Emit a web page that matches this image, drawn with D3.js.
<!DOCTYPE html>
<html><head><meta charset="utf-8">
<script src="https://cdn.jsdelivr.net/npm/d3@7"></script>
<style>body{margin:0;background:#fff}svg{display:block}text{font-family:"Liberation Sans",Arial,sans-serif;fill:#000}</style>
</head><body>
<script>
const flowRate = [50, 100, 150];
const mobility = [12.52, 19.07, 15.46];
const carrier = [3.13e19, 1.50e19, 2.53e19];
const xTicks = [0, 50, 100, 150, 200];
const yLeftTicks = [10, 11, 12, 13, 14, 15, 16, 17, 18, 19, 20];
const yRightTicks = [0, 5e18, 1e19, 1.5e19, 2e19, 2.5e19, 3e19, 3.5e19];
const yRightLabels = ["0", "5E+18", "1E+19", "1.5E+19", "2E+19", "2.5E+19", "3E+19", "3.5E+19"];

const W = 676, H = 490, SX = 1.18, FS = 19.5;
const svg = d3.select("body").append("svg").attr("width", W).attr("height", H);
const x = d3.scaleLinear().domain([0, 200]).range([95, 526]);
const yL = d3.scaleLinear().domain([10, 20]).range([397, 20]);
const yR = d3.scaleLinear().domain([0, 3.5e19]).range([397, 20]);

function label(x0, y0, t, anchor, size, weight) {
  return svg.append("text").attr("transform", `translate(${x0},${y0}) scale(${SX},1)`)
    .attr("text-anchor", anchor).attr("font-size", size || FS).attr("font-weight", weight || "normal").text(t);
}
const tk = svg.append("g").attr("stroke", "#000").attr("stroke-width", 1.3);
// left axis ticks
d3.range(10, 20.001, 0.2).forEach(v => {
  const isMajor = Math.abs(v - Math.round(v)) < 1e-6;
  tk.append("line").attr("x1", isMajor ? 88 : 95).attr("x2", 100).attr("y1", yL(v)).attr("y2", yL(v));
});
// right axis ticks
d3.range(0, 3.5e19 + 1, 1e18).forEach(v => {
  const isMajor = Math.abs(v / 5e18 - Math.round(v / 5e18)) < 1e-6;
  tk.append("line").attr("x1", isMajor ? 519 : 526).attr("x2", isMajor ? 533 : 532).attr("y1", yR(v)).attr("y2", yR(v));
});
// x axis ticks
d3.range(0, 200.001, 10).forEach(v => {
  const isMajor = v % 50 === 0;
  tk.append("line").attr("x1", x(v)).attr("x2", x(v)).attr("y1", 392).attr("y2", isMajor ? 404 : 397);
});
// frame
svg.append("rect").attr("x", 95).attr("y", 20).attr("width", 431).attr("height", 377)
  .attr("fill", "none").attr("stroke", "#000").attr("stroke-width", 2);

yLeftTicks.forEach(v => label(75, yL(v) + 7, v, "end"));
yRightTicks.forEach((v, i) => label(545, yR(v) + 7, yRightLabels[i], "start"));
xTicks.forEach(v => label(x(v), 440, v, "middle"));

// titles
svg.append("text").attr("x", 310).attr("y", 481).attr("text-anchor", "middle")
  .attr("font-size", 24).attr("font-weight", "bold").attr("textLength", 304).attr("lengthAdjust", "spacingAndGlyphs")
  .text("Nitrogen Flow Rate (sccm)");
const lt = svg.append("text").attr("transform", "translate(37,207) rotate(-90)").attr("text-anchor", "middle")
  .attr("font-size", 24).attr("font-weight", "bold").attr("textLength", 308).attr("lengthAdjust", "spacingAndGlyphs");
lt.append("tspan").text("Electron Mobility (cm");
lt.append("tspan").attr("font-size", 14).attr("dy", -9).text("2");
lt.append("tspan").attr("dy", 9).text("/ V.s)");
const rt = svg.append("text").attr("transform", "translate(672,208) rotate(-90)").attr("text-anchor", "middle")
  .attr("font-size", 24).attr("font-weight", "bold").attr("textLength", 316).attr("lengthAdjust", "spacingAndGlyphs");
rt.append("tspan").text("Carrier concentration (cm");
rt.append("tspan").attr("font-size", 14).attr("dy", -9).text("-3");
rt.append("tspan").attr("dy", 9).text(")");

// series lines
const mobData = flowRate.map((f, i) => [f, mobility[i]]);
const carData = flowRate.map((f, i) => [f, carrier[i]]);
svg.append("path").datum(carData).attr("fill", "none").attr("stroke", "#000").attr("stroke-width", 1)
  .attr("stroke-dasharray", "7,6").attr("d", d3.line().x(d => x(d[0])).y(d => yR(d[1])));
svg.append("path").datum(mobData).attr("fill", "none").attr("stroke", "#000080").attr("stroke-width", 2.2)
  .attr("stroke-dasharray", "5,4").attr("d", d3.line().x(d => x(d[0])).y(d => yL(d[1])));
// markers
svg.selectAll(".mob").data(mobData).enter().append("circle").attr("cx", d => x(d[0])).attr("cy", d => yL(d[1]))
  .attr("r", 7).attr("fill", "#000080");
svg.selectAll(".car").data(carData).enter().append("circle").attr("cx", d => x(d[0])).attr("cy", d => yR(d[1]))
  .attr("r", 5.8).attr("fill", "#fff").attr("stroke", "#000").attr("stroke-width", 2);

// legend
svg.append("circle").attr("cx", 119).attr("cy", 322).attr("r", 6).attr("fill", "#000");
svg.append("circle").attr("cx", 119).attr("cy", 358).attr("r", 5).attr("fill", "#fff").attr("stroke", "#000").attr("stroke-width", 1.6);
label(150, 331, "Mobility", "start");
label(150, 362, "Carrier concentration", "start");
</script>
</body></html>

# # #

## WHAT IS NEEDED
Reproduce the listing in full. Keep it exactly as written.

## SOLVED PROBLEM
Emit a web page that matches this image, drawn with D3.js.
<!DOCTYPE html>
<html><head><meta charset="utf-8">
<script src="https://cdn.jsdelivr.net/npm/d3@7"></script>
<style>body{margin:0;background:#fff}svg{display:block}text{font-family:"Liberation Sans",Arial,sans-serif;fill:#000}</style>
</head><body>
<script>
const flowRate = [50, 100, 150];
const mobility = [12.52, 19.07, 15.46];
const carrier = [3.13e19, 1.50e19, 2.53e19];
const xTicks = [0, 50, 100, 150, 200];
const yLeftTicks = [10, 11, 12, 13, 14, 15, 16, 17, 18, 19, 20];
const yRightTicks = [0, 5e18, 1e19, 1.5e19, 2e19, 2.5e19, 3e19, 3.5e19];
const yRightLabels = ["0", "5E+18", "1E+19", "1.5E+19", "2E+19", "2.5E+19", "3E+19", "3.5E+19"];

const W = 676, H = 490, SX = 1.18, FS = 19.5;
const svg = d3.select("body").append("svg").attr("width", W).attr("height", H);
const x = d3.scaleLinear().domain([0, 200]).range([95, 526]);
const yL = d3.scaleLinear().domain([10, 20]).range([397, 20]);
const yR = d3.scaleLinear().domain([0, 3.5e19]).range([397, 20]);

function label(x0, y0, t, anchor, size, weight) {
  return svg.append("text").attr("transform", `translate(${x0},${y0}) scale(${SX},1)`)
    .attr("text-anchor", anchor).attr("font-size", size || FS).attr("font-weight", weight || "normal").text(t);
}
const tk = svg.append("g").attr("stroke", "#000").attr("stroke-width", 1.3);
// left axis ticks
d3.range(10, 20.001, 0.2).forEach(v => {
  const isMajor = Math.abs(v - Math.round(v)) < 1e-6;
  tk.append("line").attr("x1", isMajor ? 88 : 95).attr("x2", 100).attr("y1", yL(v)).attr("y2", yL(v));
});
// right axis ticks
d3.range(0, 3.5e19 + 1, 1e18).forEach(v => {
  const isMajor = Math.abs(v / 5e18 - Math.round(v / 5e18)) < 1e-6;
  tk.append("line").attr("x1", isMajor ? 519 : 526).attr("x2", isMajor ? 533 : 532).attr("y1", yR(v)).attr("y2", yR(v));
});
// x axis ticks
d3.range(0, 200.001, 10).forEach(v => {
  const isMajor = v % 50 === 0;
  tk.append("line").attr("x1", x(v)).attr("x2", x(v)).attr("y1", 392).attr("y2", isMajor ? 404 : 397);
});
// frame
svg.append("rect").attr("x", 95).attr("y", 20).attr("width", 431).attr("height", 377)
  .attr("fill", "none").attr("stroke", "#000").attr("stroke-width", 2);

yLeftTicks.forEach(v => label(75, yL(v) + 7, v, "end"));
yRightTicks.forEach((v, i) => label(545, yR(v) + 7, yRightLabels[i], "start"));
xTicks.forEach(v => label(x(v), 440, v, "middle"));

// titles
svg.append("text").attr("x", 310).attr("y", 481).attr("text-anchor", "middle")
  .attr("font-size", 24).attr("font-weight", "bold").attr("textLength", 304).attr("lengthAdjust", "spacingAndGlyphs")
  .text("Nitrogen Flow Rate (sccm)");
const lt = svg.append("text").attr("transform", "translate(37,207) rotate(-90)").attr("text-anchor", "middle")
  .attr("font-size", 24).attr("font-weight", "bold").attr("textLength", 308).attr("lengthAdjust", "spacingAndGlyphs");
lt.append("tspan").text("Electron Mobility (cm");
lt.append("tspan").attr("font-size", 14).attr("dy", -9).text("2");
lt.append("tspan").attr("dy", 9).text("/ V.s)");
const rt = svg.append("text").attr("transform", "translate(672,208) rotate(-90)").attr("text-anchor", "middle")
  .attr("font-size", 24).attr("font-weight", "bold").attr("textLength", 316).attr("lengthAdjust", "spacingAndGlyphs");
rt.append("tspan").text("Carrier concentration (cm");
rt.append("tspan").attr("font-size", 14).attr("dy", -9).text("-3");
rt.append("tspan").attr("dy", 9).text(")");

// series lines
const mobData = flowRate.map((f, i) => [f, mobility[i]]);
const carData = flowRate.map((f, i) => [f, carrier[i]]);
svg.append("path").datum(carData).attr("fill", "none").attr("stroke", "#000").attr("stroke-width", 1)
  .attr("stroke-dasharray", "7,6").attr("d", d3.line().x(d => x(d[0])).y(d => yR(d[1])));
svg.append("path").datum(mobData).attr("fill", "none").attr("stroke", "#000080").attr("stroke-width", 2.2)
  .attr("stroke-dasharray", "5,4").attr("d", d3.line().x(d => x(d[0])).y(d => yL(d[1])));
// markers
svg.selectAll(".mob").data(mobData).enter().append("circle").attr("cx", d => x(d[0])).attr("cy", d => yL(d[1]))
  .attr("r", 7).attr("fill", "#000080");
svg.selectAll(".car").data(carData).enter().append("circle").attr("cx", d => x(d[0])).attr("cy", d => yR(d[1]))
  .attr("r", 5.8).attr("fill", "#fff").attr("stroke", "#000").attr("stroke-width", 2);

// legend
svg.append("circle").attr("cx", 119).attr("cy", 322).attr("r", 6).attr("fill", "#000");
svg.append("circle").attr("cx", 119).attr("cy", 358).attr("r", 5).attr("fill", "#fff").attr("stroke", "#000").attr("stroke-width", 1.6);
label(150, 331, "Mobility", "start");
label(150, 362, "Carrier concentration", "start");
</script>
</body></html>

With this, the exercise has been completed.